**Provided material:**
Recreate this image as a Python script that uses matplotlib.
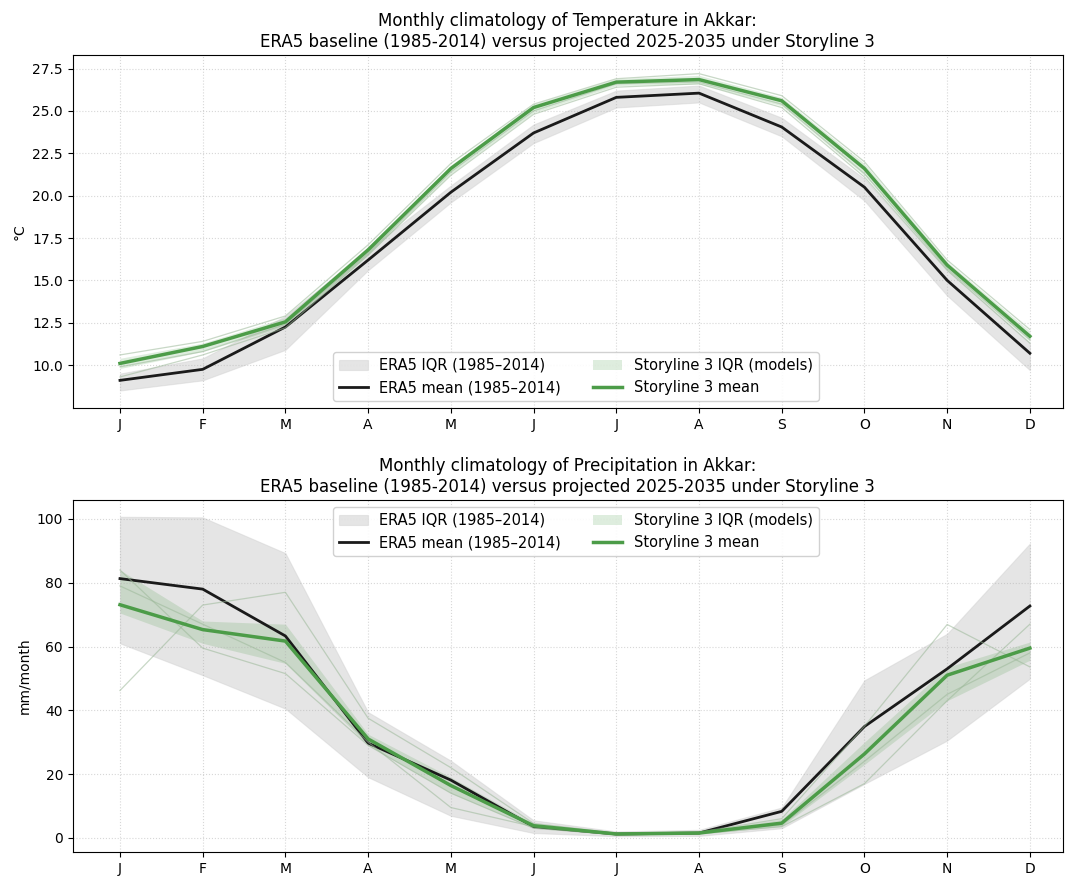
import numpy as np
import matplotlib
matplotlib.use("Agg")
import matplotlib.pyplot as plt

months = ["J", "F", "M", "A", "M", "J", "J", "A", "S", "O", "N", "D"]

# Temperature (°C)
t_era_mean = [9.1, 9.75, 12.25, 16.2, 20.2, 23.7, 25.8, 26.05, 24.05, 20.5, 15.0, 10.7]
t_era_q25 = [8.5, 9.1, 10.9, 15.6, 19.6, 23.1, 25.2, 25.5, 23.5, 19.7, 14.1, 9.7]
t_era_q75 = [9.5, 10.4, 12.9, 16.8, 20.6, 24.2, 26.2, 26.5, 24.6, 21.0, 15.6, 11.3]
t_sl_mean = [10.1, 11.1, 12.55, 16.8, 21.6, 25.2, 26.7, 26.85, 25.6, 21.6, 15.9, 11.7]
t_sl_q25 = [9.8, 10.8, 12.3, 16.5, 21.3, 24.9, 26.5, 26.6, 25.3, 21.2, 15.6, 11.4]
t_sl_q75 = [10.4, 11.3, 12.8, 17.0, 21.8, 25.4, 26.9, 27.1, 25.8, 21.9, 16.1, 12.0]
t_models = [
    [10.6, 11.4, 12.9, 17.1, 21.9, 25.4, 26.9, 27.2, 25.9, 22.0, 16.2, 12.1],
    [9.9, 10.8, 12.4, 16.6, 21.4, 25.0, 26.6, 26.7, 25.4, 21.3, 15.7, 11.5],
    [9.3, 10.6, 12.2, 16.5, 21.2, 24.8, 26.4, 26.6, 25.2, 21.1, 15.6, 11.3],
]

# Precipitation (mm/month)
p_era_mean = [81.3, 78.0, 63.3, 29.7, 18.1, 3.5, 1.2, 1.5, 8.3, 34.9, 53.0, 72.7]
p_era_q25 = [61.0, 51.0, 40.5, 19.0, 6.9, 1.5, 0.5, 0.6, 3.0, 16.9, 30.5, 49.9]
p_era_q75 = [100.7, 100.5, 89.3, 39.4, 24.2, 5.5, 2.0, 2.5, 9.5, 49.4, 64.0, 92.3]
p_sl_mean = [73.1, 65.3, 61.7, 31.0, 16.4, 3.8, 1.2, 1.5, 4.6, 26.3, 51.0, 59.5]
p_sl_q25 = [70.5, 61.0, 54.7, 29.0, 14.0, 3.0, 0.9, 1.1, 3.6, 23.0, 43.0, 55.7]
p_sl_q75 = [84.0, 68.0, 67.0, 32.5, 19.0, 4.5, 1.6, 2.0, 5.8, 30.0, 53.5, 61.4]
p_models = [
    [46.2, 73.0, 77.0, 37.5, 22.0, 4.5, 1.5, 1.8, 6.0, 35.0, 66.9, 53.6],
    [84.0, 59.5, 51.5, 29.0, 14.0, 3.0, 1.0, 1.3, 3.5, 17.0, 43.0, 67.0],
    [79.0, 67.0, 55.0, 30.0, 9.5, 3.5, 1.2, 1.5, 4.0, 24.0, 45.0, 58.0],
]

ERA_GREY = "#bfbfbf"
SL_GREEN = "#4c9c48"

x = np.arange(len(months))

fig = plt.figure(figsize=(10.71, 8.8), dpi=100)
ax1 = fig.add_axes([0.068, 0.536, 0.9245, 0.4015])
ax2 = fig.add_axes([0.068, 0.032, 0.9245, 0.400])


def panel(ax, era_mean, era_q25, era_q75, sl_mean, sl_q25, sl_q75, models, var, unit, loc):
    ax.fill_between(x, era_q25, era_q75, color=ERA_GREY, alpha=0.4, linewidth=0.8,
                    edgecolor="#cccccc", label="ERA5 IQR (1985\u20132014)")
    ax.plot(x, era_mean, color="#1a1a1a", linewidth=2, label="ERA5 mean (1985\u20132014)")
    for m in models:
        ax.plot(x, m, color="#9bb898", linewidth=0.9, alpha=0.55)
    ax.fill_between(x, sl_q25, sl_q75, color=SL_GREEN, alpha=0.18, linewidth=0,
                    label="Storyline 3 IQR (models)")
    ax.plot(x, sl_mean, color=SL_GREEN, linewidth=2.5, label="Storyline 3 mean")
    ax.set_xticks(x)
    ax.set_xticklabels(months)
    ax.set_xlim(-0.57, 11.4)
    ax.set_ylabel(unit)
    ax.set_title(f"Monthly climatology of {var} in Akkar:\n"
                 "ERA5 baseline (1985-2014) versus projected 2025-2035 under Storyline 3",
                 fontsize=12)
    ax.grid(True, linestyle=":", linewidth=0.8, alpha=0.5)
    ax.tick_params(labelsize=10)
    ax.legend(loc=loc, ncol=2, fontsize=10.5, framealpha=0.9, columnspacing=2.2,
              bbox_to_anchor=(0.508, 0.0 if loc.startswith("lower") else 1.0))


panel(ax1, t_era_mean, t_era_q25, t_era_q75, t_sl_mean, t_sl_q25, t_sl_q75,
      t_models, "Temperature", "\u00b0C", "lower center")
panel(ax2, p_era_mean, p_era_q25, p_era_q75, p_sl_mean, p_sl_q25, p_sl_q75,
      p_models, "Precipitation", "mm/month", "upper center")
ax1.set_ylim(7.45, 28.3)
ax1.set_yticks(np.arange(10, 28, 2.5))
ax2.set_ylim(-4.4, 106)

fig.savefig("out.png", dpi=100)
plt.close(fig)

**Written instruction:**
Using the data above, print every line exactly, omitting pictures.

**Written reply:**
Recreate this image as a Python script that uses matplotlib.
import numpy as np
import matplotlib
matplotlib.use("Agg")
import matplotlib.pyplot as plt

months = ["J", "F", "M", "A", "M", "J", "J", "A", "S", "O", "N", "D"]

# Temperature (°C)
t_era_mean = [9.1, 9.75, 12.25, 16.2, 20.2, 23.7, 25.8, 26.05, 24.05, 20.5, 15.0, 10.7]
t_era_q25 = [8.5, 9.1, 10.9, 15.6, 19.6, 23.1, 25.2, 25.5, 23.5, 19.7, 14.1, 9.7]
t_era_q75 = [9.5, 10.4, 12.9, 16.8, 20.6, 24.2, 26.2, 26.5, 24.6, 21.0, 15.6, 11.3]
t_sl_mean = [10.1, 11.1, 12.55, 16.8, 21.6, 25.2, 26.7, 26.85, 25.6, 21.6, 15.9, 11.7]
t_sl_q25 = [9.8, 10.8, 12.3, 16.5, 21.3, 24.9, 26.5, 26.6, 25.3, 21.2, 15.6, 11.4]
t_sl_q75 = [10.4, 11.3, 12.8, 17.0, 21.8, 25.4, 26.9, 27.1, 25.8, 21.9, 16.1, 12.0]
t_models = [
    [10.6, 11.4, 12.9, 17.1, 21.9, 25.4, 26.9, 27.2, 25.9, 22.0, 16.2, 12.1],
    [9.9, 10.8, 12.4, 16.6, 21.4, 25.0, 26.6, 26.7, 25.4, 21.3, 15.7, 11.5],
    [9.3, 10.6, 12.2, 16.5, 21.2, 24.8, 26.4, 26.6, 25.2, 21.1, 15.6, 11.3],
]

# Precipitation (mm/month)
p_era_mean = [81.3, 78.0, 63.3, 29.7, 18.1, 3.5, 1.2, 1.5, 8.3, 34.9, 53.0, 72.7]
p_era_q25 = [61.0, 51.0, 40.5, 19.0, 6.9, 1.5, 0.5, 0.6, 3.0, 16.9, 30.5, 49.9]
p_era_q75 = [100.7, 100.5, 89.3, 39.4, 24.2, 5.5, 2.0, 2.5, 9.5, 49.4, 64.0, 92.3]
p_sl_mean = [73.1, 65.3, 61.7, 31.0, 16.4, 3.8, 1.2, 1.5, 4.6, 26.3, 51.0, 59.5]
p_sl_q25 = [70.5, 61.0, 54.7, 29.0, 14.0, 3.0, 0.9, 1.1, 3.6, 23.0, 43.0, 55.7]
p_sl_q75 = [84.0, 68.0, 67.0, 32.5, 19.0, 4.5, 1.6, 2.0, 5.8, 30.0, 53.5, 61.4]
p_models = [
    [46.2, 73.0, 77.0, 37.5, 22.0, 4.5, 1.5, 1.8, 6.0, 35.0, 66.9, 53.6],
    [84.0, 59.5, 51.5, 29.0, 14.0, 3.0, 1.0, 1.3, 3.5, 17.0, 43.0, 67.0],
    [79.0, 67.0, 55.0, 30.0, 9.5, 3.5, 1.2, 1.5, 4.0, 24.0, 45.0, 58.0],
]

ERA_GREY = "#bfbfbf"
SL_GREEN = "#4c9c48"

x = np.arange(len(months))

fig = plt.figure(figsize=(10.71, 8.8), dpi=100)
ax1 = fig.add_axes([0.068, 0.536, 0.9245, 0.4015])
ax2 = fig.add_axes([0.068, 0.032, 0.9245, 0.400])


def panel(ax, era_mean, era_q25, era_q75, sl_mean, sl_q25, sl_q75, models, var, unit, loc):
    ax.fill_between(x, era_q25, era_q75, color=ERA_GREY, alpha=0.4, linewidth=0.8,
                    edgecolor="#cccccc", label="ERA5 IQR (1985\u20132014)")
    ax.plot(x, era_mean, color="#1a1a1a", linewidth=2, label="ERA5 mean (1985\u20132014)")
    for m in models:
        ax.plot(x, m, color="#9bb898", linewidth=0.9, alpha=0.55)
    ax.fill_between(x, sl_q25, sl_q75, color=SL_GREEN, alpha=0.18, linewidth=0,
                    label="Storyline 3 IQR (models)")
    ax.plot(x, sl_mean, color=SL_GREEN, linewidth=2.5, label="Storyline 3 mean")
    ax.set_xticks(x)
    ax.set_xticklabels(months)
    ax.set_xlim(-0.57, 11.4)
    ax.set_ylabel(unit)
    ax.set_title(f"Monthly climatology of {var} in Akkar:\n"
                 "ERA5 baseline (1985-2014) versus projected 2025-2035 under Storyline 3",
                 fontsize=12)
    ax.grid(True, linestyle=":", linewidth=0.8, alpha=0.5)
    ax.tick_params(labelsize=10)
    ax.legend(loc=loc, ncol=2, fontsize=10.5, framealpha=0.9, columnspacing=2.2,
              bbox_to_anchor=(0.508, 0.0 if loc.startswith("lower") else 1.0))


panel(ax1, t_era_mean, t_era_q25, t_era_q75, t_sl_mean, t_sl_q25, t_sl_q75,
      t_models, "Temperature", "\u00b0C", "lower center")
panel(ax2, p_era_mean, p_era_q25, p_era_q75, p_sl_mean, p_sl_q25, p_sl_q75,
      p_models, "Precipitation", "mm/month", "upper center")
ax1.set_ylim(7.45, 28.3)
ax1.set_yticks(np.arange(10, 28, 2.5))
ax2.set_ylim(-4.4, 106)

fig.savefig("out.png", dpi=100)
plt.close(fig)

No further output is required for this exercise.